Non-linear ladder operators and coherent states for the 2:1 oscillator

TL;DR

This paper introduces new non-linear ladder operators and coherent states for the 2:1 anisotropic quantum harmonic oscillator, revealing complex state chains and classical Lissajous figures in the wavefunctions.

Contribution

It develops a novel framework of non-linear operators and states for the 2:1 oscillator, extending the concept of $$su(2)$$ coherent states to anisotropic systems.

Findings

States form chains connected in non-trivial ways

Wavefunctions produce Lissajous figures

States satisfy resolution of the identity

Abstract

The 2:1 two-dimensional anisotropic quantum harmonic oscillator is considered and new sets of states are defined by means of normal-ordering non-linear operators through the use of non-commutative binomial theorems as well as solving recurrence relations.

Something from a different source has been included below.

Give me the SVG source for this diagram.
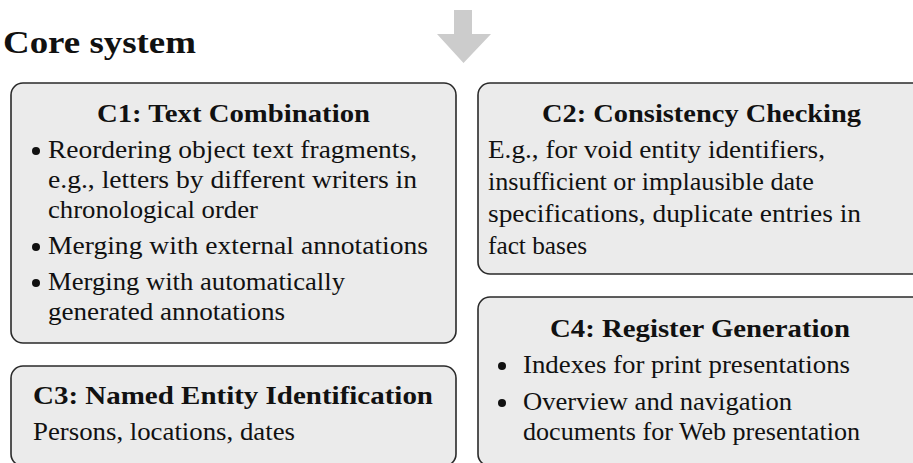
<svg xmlns="http://www.w3.org/2000/svg" width="913" height="463" viewBox="0 0 913 463">
  <style>
    .box { fill: #ebebeb; stroke: #2a2a2a; stroke-width: 1.6; }
    .t { font-family: "Liberation Serif", "Times New Roman", serif; font-size: 25px; fill: #111; }
    .b { font-weight: bold; }
    .h { font-family: "Liberation Serif", "Times New Roman", serif; font-size: 31px; font-weight: bold; fill: #111; }
    .dot { fill: #111; }
  </style>
  <rect width="913" height="463" fill="#ffffff"/>

  <!-- section heading -->
  <text class="h" x="3" y="53" textLength="193" lengthAdjust="spacingAndGlyphs">Core system</text>

  <!-- incoming flow arrow -->
  <g id="connectors">
    <polygon points="454,10 472,10 472,34 491,34 463.5,63 437,34 454,34" fill="#cccccc"/>
  </g>

  <!-- C1 -->
  <g id="c1">
    <rect class="box" x="11" y="83" width="445" height="260" rx="12"/>
    <text class="t b" x="97" y="122" textLength="273" lengthAdjust="spacingAndGlyphs">C1: Text Combination</text>
    <circle class="dot" cx="36" cy="151" r="4"/>
    <text class="t" x="48" y="158" textLength="369" lengthAdjust="spacingAndGlyphs">Reordering object text fragments,</text>
    <text class="t" x="48" y="188" textLength="369" lengthAdjust="spacingAndGlyphs">e.g., letters by different writers in</text>
    <text class="t" x="48" y="218" textLength="210" lengthAdjust="spacingAndGlyphs">chronological order</text>
    <circle class="dot" cx="36" cy="247" r="4"/>
    <text class="t" x="48" y="254" textLength="380" lengthAdjust="spacingAndGlyphs">Merging with external annotations</text>
    <circle class="dot" cx="36" cy="283" r="4"/>
    <text class="t" x="48" y="290" textLength="297" lengthAdjust="spacingAndGlyphs">Merging with automatically</text>
    <text class="t" x="48" y="320" textLength="237" lengthAdjust="spacingAndGlyphs">generated annotations</text>
  </g>

  <!-- C2 -->
  <g id="c2">
    <rect class="box" x="478" y="83" width="450" height="191" rx="12"/>
    <text class="t b" x="542" y="122" textLength="319" lengthAdjust="spacingAndGlyphs">C2: Consistency Checking</text>
    <text class="t" x="488" y="158" textLength="337" lengthAdjust="spacingAndGlyphs">E.g., for void entity identifiers,</text>
    <text class="t" x="488" y="190" textLength="326" lengthAdjust="spacingAndGlyphs">insufficient or implausible date</text>
    <text class="t" x="488" y="222" textLength="373" lengthAdjust="spacingAndGlyphs">specifications, duplicate entries in</text>
    <text class="t" x="488" y="254" textLength="99" lengthAdjust="spacingAndGlyphs">fact bases</text>
  </g>

  <!-- C3 -->
  <g id="c3">
    <rect class="box" x="11" y="366" width="445" height="100" rx="12"/>
    <text class="t b" x="33" y="404" textLength="400" lengthAdjust="spacingAndGlyphs">C3: Named Entity Identification</text>
    <text class="t" x="33" y="440" textLength="262" lengthAdjust="spacingAndGlyphs">Persons, locations, dates</text>
  </g>

  <!-- C4 -->
  <g id="c4">
    <rect class="box" x="478" y="297" width="450" height="169" rx="12"/>
    <text class="t b" x="550" y="337" textLength="300" lengthAdjust="spacingAndGlyphs">C4: Register Generation</text>
    <circle class="dot" cx="502" cy="366" r="4"/>
    <text class="t" x="523" y="373" textLength="327" lengthAdjust="spacingAndGlyphs">Indexes for print presentations</text>
    <circle class="dot" cx="502" cy="403" r="4"/>
    <text class="t" x="523" y="410" textLength="269" lengthAdjust="spacingAndGlyphs">Overview and navigation</text>
    <text class="t" x="523" y="440" textLength="337" lengthAdjust="spacingAndGlyphs">documents for Web presentation</text>
  </g>
</svg>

The states generated are good candidates for the natural generalisation of the $\mathfrak{su}(2)$ coherent states of the two-dimensional isotropic oscillator. The two-dimensional non-linear generalised ladder operators lead to several chains of states which are connected in a non trivial way. The uncertainty relations of the defining chain of states are calculated and it is found that they admit a resolution of the identity and the spatial distribution of the wavefunction produces Lissajous figures in correspondence with the classical 2:1 oscillator.